THE STANDING OF SLOVENIAN WOMEN IN PORABJE IN TOWN ENVIRONMENTS (THE CASE OF SZOMBATHELY)
Presented in the article are the preset results of a field research titled “The position of Slovenes outside the territory of autochthon settlement – the case of Slovenes in Szombathely” with emphasis on the position of Slovenian women, which was carried out in the year 2002.
The objectives of the research were to determine and evaluate above all the grounds for the emigrating of Slovenian from Porabje to town areas in Hungary in different periods, to register difficulties individuals were forced to confront with in majority environments in view of national appurtenance, and to study primarily those socialisation factors (minority organisations, media, family) that (can) contribute to the preserving of ethnic characteristics.
A qualitative analysis of personal interviews with nine Slovenian women from Porabje indicates that the majority of them (mainly members of the younger generation) have moved to Szombathely in the 80s of the 20th century while the rest (above all of the older generation) from the second half of the 40s to the 70s of the 20th century. Among causes, the majority stressed the economic factor, only in few cases motives were political, marriage, transfer of spouse to Szombathely, and similar.
The majority did not have negative experiences because of national appurtenance except one woman of the older generation who did not dare speak with her Slovenian co-worker in the Porabje dialect due to fear of consequences.
Positive changes in the sphere of legal protection of minorities in Hungary contributed at the beginning of the 90s to political and cultural organizing, first in Porabje and in Budapest, and after the adoption of the Law on national and ethnic minorities in Hungary (1993) in other regions in Hungary as well, above all in larger towns (among which belongs Szombathely).
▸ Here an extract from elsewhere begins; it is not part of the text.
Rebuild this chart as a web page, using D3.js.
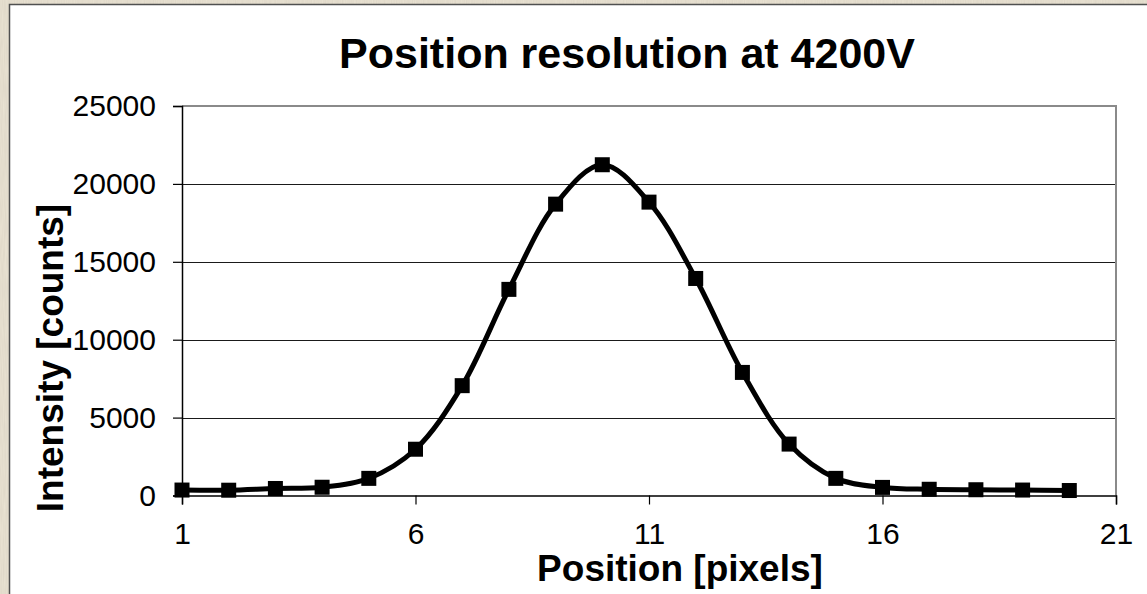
<!DOCTYPE html>
<html>
<head>
<meta charset="utf-8">
<script src="https://cdn.jsdelivr.net/npm/d3@7"></script>
<style>
  html, body { margin: 0; padding: 0; background: #e8e0cf; }
  svg { display: block; }
  text { font-family: Arial, "Liberation Sans", sans-serif; fill: #000; }
</style>
</head>
<body>
<svg id="chart" width="1147" height="594"></svg>
<script>
// ---- data ----
const positions = [1, 2, 3, 4, 5, 6, 7, 8, 9, 10, 11, 12, 13, 14, 15, 16, 17, 18, 19, 20];
const intensity = [350, 340, 450, 530, 1100, 2970, 7050, 13230, 18700, 21230, 18830, 13930, 7900, 3300, 1100, 520, 400, 370, 350, 320];
const xTicks = [1, 6, 11, 16, 21];
const yTicks = [0, 5000, 10000, 15000, 20000, 25000];
const titleText = "Position resolution at 4200V";
const xTitle = "Position [pixels]";
const yTitle = "Intensity [counts]";

const svg = d3.select("#chart");

// background texture
const defs = svg.append("defs");
const f = defs.append("filter").attr("id", "paper").attr("x", 0).attr("y", 0).attr("width", "100%").attr("height", "100%");
f.append("feTurbulence").attr("type", "fractalNoise").attr("baseFrequency", "0.9 0.05").attr("numOctaves", 2).attr("seed", 3).attr("result", "n");
f.append("feColorMatrix").attr("in", "n").attr("type", "matrix")
  .attr("values", "0 0 0 0 0.55  0 0 0 0 0.5  0 0 0 0 0.42  0 0 0 0.35 0");
svg.append("rect").attr("width", 1147).attr("height", 594).attr("fill", "#ebe4d4");
svg.append("rect").attr("width", 1147).attr("height", 594).attr("filter", "url(#paper)");

// chart area
svg.append("rect")
  .attr("x", 9.5).attr("y", 4.5).attr("width", 1200).attr("height", 700)
  .attr("fill", "#fff").attr("stroke", "#505050").attr("stroke-width", 1.5);

const pLeft = 182, pRight = 1116, pTop = 106, pBottom = 495.5;
const x = d3.scaleLinear().domain([1, 21]).range([pLeft, pRight]);
const y = d3.scaleLinear().domain([0, 25000]).range([pBottom, pTop]);

// gridlines
svg.append("g").selectAll("line").data(yTicks.filter(d => d > 0 && d < 25000)).join("line")
  .attr("x1", pLeft).attr("x2", pRight)
  .attr("y1", d => Math.round(y(d)) + 0.5).attr("y2", d => Math.round(y(d)) + 0.5)
  .attr("stroke", "#1a1a1a").attr("stroke-width", 1.2);

// plot border top/right (gray)
svg.append("path")
  .attr("d", `M${pLeft},${pTop}H${pRight}V${pBottom}`)
  .attr("fill", "none").attr("stroke", "#8a8a8a").attr("stroke-width", 2);

// y axis
const yAxis = svg.append("g").attr("transform", `translate(${pLeft},0)`)
  .call(d3.axisLeft(y).tickValues(yTicks).tickSize(9).tickPadding(17).tickFormat(d3.format("d")));
yAxis.select(".domain").attr("stroke", "#000").attr("stroke-width", 1.5);
yAxis.selectAll(".tick line").attr("stroke", "#000").attr("stroke-width", 1.2);
yAxis.selectAll(".tick text").attr("font-size", 30).attr("font-family", "Arial, 'Liberation Sans', sans-serif");

// x axis
const xAxis = svg.append("g").attr("transform", `translate(0,${pBottom})`)
  .call(d3.axisBottom(x).tickValues(xTicks).tickSize(9).tickPadding(18).tickFormat(d3.format("d")));
xAxis.select(".domain").attr("stroke", "#000").attr("stroke-width", 1.5);
xAxis.selectAll(".tick line").attr("stroke", "#000").attr("stroke-width", 1.2);
xAxis.selectAll(".tick text").attr("font-size", 30).attr("font-family", "Arial, 'Liberation Sans', sans-serif");

// line
const pts = positions.map((p, i) => [p, intensity[i]]);
svg.append("path").datum(pts)
  .attr("fill", "none").attr("stroke", "#000").attr("stroke-width", 5)
  .attr("stroke-linejoin", "round")
  .attr("d", d3.line().x(d => x(d[0])).y(d => y(d[1])).curve(d3.curveCatmullRom.alpha(0.5)));

// markers
const ms = 15;
svg.append("g").selectAll("rect").data(pts).join("rect")
  .attr("x", d => x(d[0]) - ms / 2).attr("y", d => y(d[1]) - ms / 2)
  .attr("width", ms).attr("height", ms).attr("fill", "#000");

// titles
svg.append("text").attr("x", 627).attr("y", 68).attr("text-anchor", "middle")
  .attr("font-size", 43).attr("font-weight", "bold").text(titleText);
svg.append("text").attr("x", 680).attr("y", 581).attr("text-anchor", "middle")
  .attr("font-size", 37).attr("font-weight", "bold").text(xTitle);
svg.append("text").attr("transform", "translate(63,358) rotate(-90)").attr("text-anchor", "middle")
  .attr("font-size", 37).attr("font-weight", "bold").text(yTitle);
</script>
</body>
</html>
The founding and the activity of the Slovenian minority self-management and the Slovenian cultural society Avgust Pavel in Szombathely witness on vitality of this dispersed town community.
The analysis of personal interviews confirms that Slovenian women in Szombathely are in comparison to Slovenian men in Szombathely more active in the process of preservation of ethnic characteristics and in mediating those to the younger generations as well.